Fincantieri Marinette Marine is short by several hundred people across both the blue and white-collar workforce, Bosak confirmed.
The yard in Marinette, Wis., is having trouble hiring welders, Capt. Kevin Smith, the program executive officer for unmanned and small combatants, told an audience at the same symposium. The workforce issues extend across multiple trades and disciplines, Bosak said on Thursday.
To get after the workforce shortfalls, there’s about $50 million for the surface combatant industrial base that the Navy has put aside for Fincantieri. The yard is using that money to issue bonuses to employees both in the blue and white-collar workforce to incentivize them to stay at Marinette. Employees who work on the frigate in the Marinette yard starting Jan. 1, 2024, and are still employed on Dec. 31, 2024, will receive $5,000, USNI News understands. Employees who are working on the frigate in the Marinette yard and remain with the program until the ship launches will receive another $5,000.
“We need young people in the country that are willing to take good-paying jobs – I mean I pay our skilled tradesmen well compared to the average blue-collar wage here in Wisconsin and the upper peninsula of Michigan,” Mark Vandroff, Fincantieri Marinette Marine’s chief executive officer, told USNI News last April during a visit to the Marinette yard. “But it’s a fight for talent – it really is. Labor is scarce.”
Fincantieri is also having issues managing the workforce rollover from its other programs, the last Freedom-class Littoral Combat Ships and Saudi Arabia’s multi-mission surface combatant. Some engineers who were supposed to roll over to the Connie program are still working on the LCS or the MMSC.
During last year’s visit, USNI News observed a full yard trying to wrap up the Freedom-class LCS line, while building the Royal Saudi Navy’s surface combatants and the new Connies. While the Navy has planned a saw-tooth buying scheme – alternating between one and two frigates per year – Vandroff has said his yard cannot build more than two frigates per year. If the Navy wants to ramp up to three or four frigates, it will have to turn to a second shipyard.
The design of the Constellation-class ships is based on the Italian FREMM multi-mission frigate parent design that was modified by ship designer Gibbs & Cox to accommodate Navy survivability and equipment requirements. The Leidos subsidiary, Fincantieri and Naval Sea Systems Command wrestled with Americanizing the FREMM design for two and half years before it hit the 80 percent design completion and could begin fabrication on Constellation in 2022.
The modification of the design altered almost every drawing of the FREMM and required review from NAVSEA, USNI News understands.
“[The Navy] and the shipbuilder agreed that design maturity was probably the single biggest factor we could do to reduce the risk of production,” former program executive officer for unmanned and small combatants Rear Adm. Casey Moton said in August of 2022.
For example, testing at Naval Surface Warfare Center, Carderock found that the modified design did not meet service standards for operating in heavy seas, necessitating design changes that ate into the schedule margin the yard wanted to have for the first-in-class ship.

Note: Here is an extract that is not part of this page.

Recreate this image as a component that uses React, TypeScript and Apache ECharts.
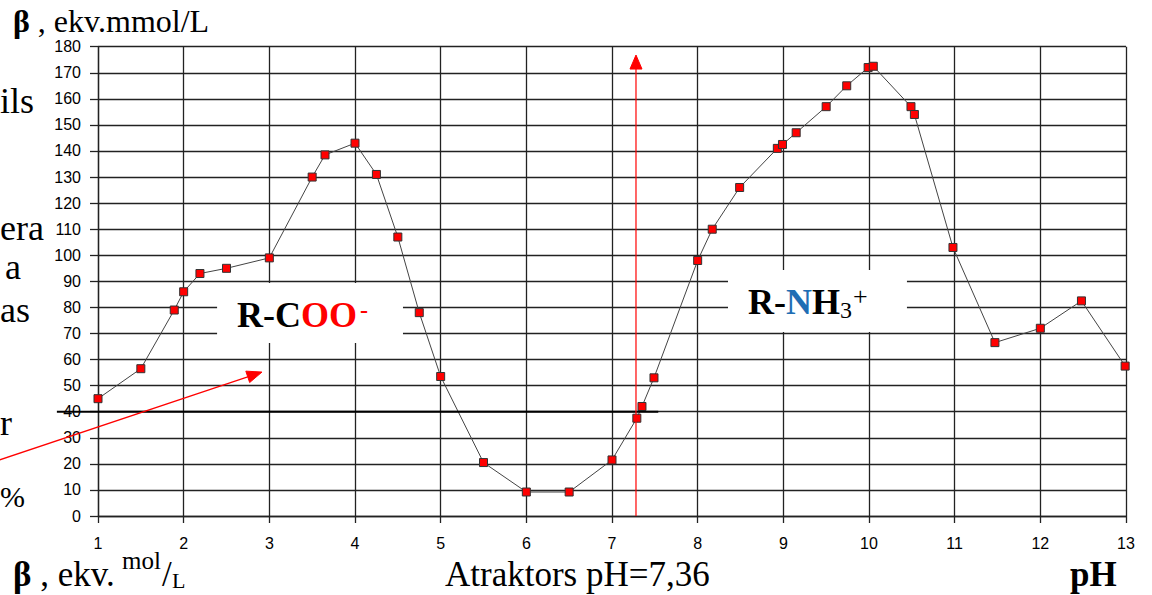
import React, { useEffect, useRef } from "react";
import * as echarts from "echarts";

const phValues = [1, 1.5, 1.89, 2.0, 2.19, 2.5, 3.0, 3.5, 3.65, 4.0, 4.25, 4.5, 4.75, 5.0, 5.5, 6.0, 6.5, 7.0, 7.29, 7.35, 7.49, 8.0, 8.17, 8.49, 8.93, 8.99, 9.15, 9.5, 9.74, 9.99, 10.05, 10.49, 10.53, 10.98, 11.47, 12.0, 12.48, 12.99];
const betaValues = [45, 56.5, 79, 86, 93, 95, 99, 130, 138.5, 143, 131, 107, 78, 53.5, 20.5, 9.2, 9.2, 21.5, 37.5, 42, 53, 98, 110, 126, 141, 142.5, 147, 157, 165, 172, 172.5, 157, 154, 103, 66.5, 72, 82.5, 57.5];

const xMin = 1;
const xMax = 13;
const yMin = 0;
const yMax = 180;
const attractorLinePh = 7.28;
const attractorTopBeta = 176.8;
const baselineBeta = 40;
const baselineFrom = 0.52;
const baselineTo = 7.54;
const diagStart = [-0.26, 20.3];
const diagTip = [2.914, 55.2];
const cooBox = [2.39, 89.4, 4.56, 66.4];
const nh3Box = [8.354, 94.4, 10.443, 70.6];

const serif = "'Liberation Serif', 'Times New Roman', serif";
const sans = "'Liberation Sans', Arial, sans-serif";

function txt(text: string, x: number, baseline: number, size: number, extra: any = {}) {
  return {
    type: "text",
    x,
    y: baseline - 0.34 * size,
    z: 10,
    style: {
      text,
      fontFamily: serif,
      fontSize: size,
      lineHeight: Math.round(size * 0.8),
      fontWeight: "normal",
      fill: "#000",
      align: "left",
      verticalAlign: "middle",
      ...extra,
    },
  };
}

function tok(size: number, fill: string, weight = "bold") {
  return { fontWeight: weight, fontFamily: serif, fontSize: size, lineHeight: Math.round(size * 0.8), fill };
}

export default function App() {
  const ref = useRef<HTMLDivElement>(null);
  useEffect(() => {
    if (!ref.current) return;
    const chart = echarts.init(ref.current, undefined, { renderer: "svg" });
    const gridColor = "#222";
    chart.setOption({
      animation: false,
      backgroundColor: "#fff",
      grid: { left: 98, right: 26, top: 46.7, bottom: 79 },
      xAxis: {
        type: "value",
        min: xMin,
        max: xMax,
        interval: 1,
        axisLine: { show: true, onZero: false, lineStyle: { color: gridColor, width: 1.3 } },
        axisTick: { show: true, length: 7, lineStyle: { color: gridColor, width: 1.3 } },
        splitLine: { show: true, lineStyle: { color: gridColor, width: 1.3 } },
        axisLabel: { fontFamily: sans, fontSize: 16, color: "#000", margin: 19 },
      },
      yAxis: {
        type: "value",
        min: yMin,
        max: yMax,
        interval: 10,
        axisLine: { show: true, onZero: false, lineStyle: { color: gridColor, width: 1.3 } },
        axisTick: { show: true, length: 8, lineStyle: { color: gridColor, width: 1.3 } },
        splitLine: { show: true, lineStyle: { color: gridColor, width: 1.3 } },
        axisLabel: { fontFamily: sans, fontSize: 16, color: "#000", margin: 17 },
      },
      series: [
        {
          type: "line",
          z: 5,
          data: phValues.map((p, i) => [p, betaValues[i]]),
          symbol: "rect",
          symbolSize: 8,
          showAllSymbol: true,
          lineStyle: { color: "#444", width: 1 },
          itemStyle: { color: "#ff0000", borderColor: "#333", borderWidth: 1 },
        },
      ],
    });

    const px = (p: number[]) => chart.convertToPixel({ xAxisIndex: 0, yAxisIndex: 0 }, p) as number[];

    const arrow = (s: number[], t: number[], len: number, half: number) => {
      const a = px(s);
      const b = px(t);
      const dx = b[0] - a[0];
      const dy = b[1] - a[1];
      const L = Math.hypot(dx, dy);
      const ux = dx / L;
      const uy = dy / L;
      const bx = b[0] - ux * len;
      const by = b[1] - uy * len;
      return [
        { type: "line", z: 8, shape: { x1: a[0], y1: a[1], x2: bx, y2: by }, style: { stroke: "#ff0000", lineWidth: 1.2 } },
        {
          type: "polygon",
          z: 8,
          shape: { points: [[b[0], b[1]], [bx - uy * half, by + ux * half], [bx + uy * half, by - ux * half]] },
          style: { fill: "#ff0000", stroke: "#ff0000" },
        },
      ];
    };

    const box = (r: number[]) => {
      const a = px([r[0], r[1]]);
      const b = px([r[2], r[3]]);
      return { type: "rect", z: 1, shape: { x: a[0], y: a[1], width: b[0] - a[0], height: b[1] - a[1] }, style: { fill: "#fff" } };
    };

    const bl1 = px([baselineFrom, baselineBeta]);
    const bl2 = px([baselineTo, baselineBeta]);

    chart.setOption({
      graphic: [
        box(cooBox),
        box(nh3Box),
        { type: "line", z: 8, shape: { x1: bl1[0], y1: bl1[1], x2: bl2[0], y2: bl2[1] }, style: { stroke: "#000", lineWidth: 2 } },
        ...arrow([attractorLinePh, yMin], [attractorLinePh, attractorTopBeta], 14, 6),
        ...arrow(diagStart, diagTip, 15, 6),
        txt("{b|β}{n| , ekv.mmol/L}", 13, 32, 32, { rich: { b: tok(32, "#000"), n: tok(32, "#000", "normal") } }),
        txt("{b|β}{n| , ekv.}", 13, 586, 35, { rich: { b: tok(35, "#000"), n: tok(35, "#000", "normal") } }),
        txt("mol", 122, 569, 25),
        txt("/", 162, 586, 35),
        txt("L", 172, 588, 22),
        txt("Atraktors pH=7,36", 445, 586, 35),
        txt("pH", 1070, 586, 35, { fontWeight: "bold" }),
        txt("{k|R-C}{r|OO}", 237, 327, 36, { rich: { k: tok(36, "#000"), r: tok(36, "#ff0000") } }),
        txt("-", 360, 318, 24, { fontWeight: "bold", fill: "#ff0000" }),
        txt("{k|R-}{n|N}{k|H}", 748, 314, 36, { rich: { k: tok(36, "#000"), n: tok(36, "#1f6eb4") } }),
        txt("3", 840, 318, 24),
        txt("+", 853, 305, 26),
        txt("ils", 0, 113, 36),
        txt("era", 0, 240, 36),
        txt("a", 5, 279, 36),
        txt("as", 0, 322, 36),
        txt("r", 0, 435, 36),
        txt("%", 0, 507, 30),
      ],
    });

    return () => chart.dispose();
  }, []);

  return <div ref={ref} style={{ position: "fixed", left: 0, top: 0, width: 1152, height: 595 }} />;
}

“We were already into the functional and detail design when that report came from Carderock – something of a surprise because the parent design didn’t really have that,” Vandroff said.
It’s unclear how the delay in the delivery of the first-in-class frigate will affect the deployment schedule of Constellation. The first dozen of the anti-submarine warfare-focused ships will be based at Naval Station Everett, Wash.
The Navy issued Fincantieri a $795 million detail design and construction contract for the first ship in 2020. Then, the service awarded follow-on contracts for Congress (FFG-63) in 2021, Chesapeake (FFG-64) in 2022 and Lafayette (FFG-65) in 2023.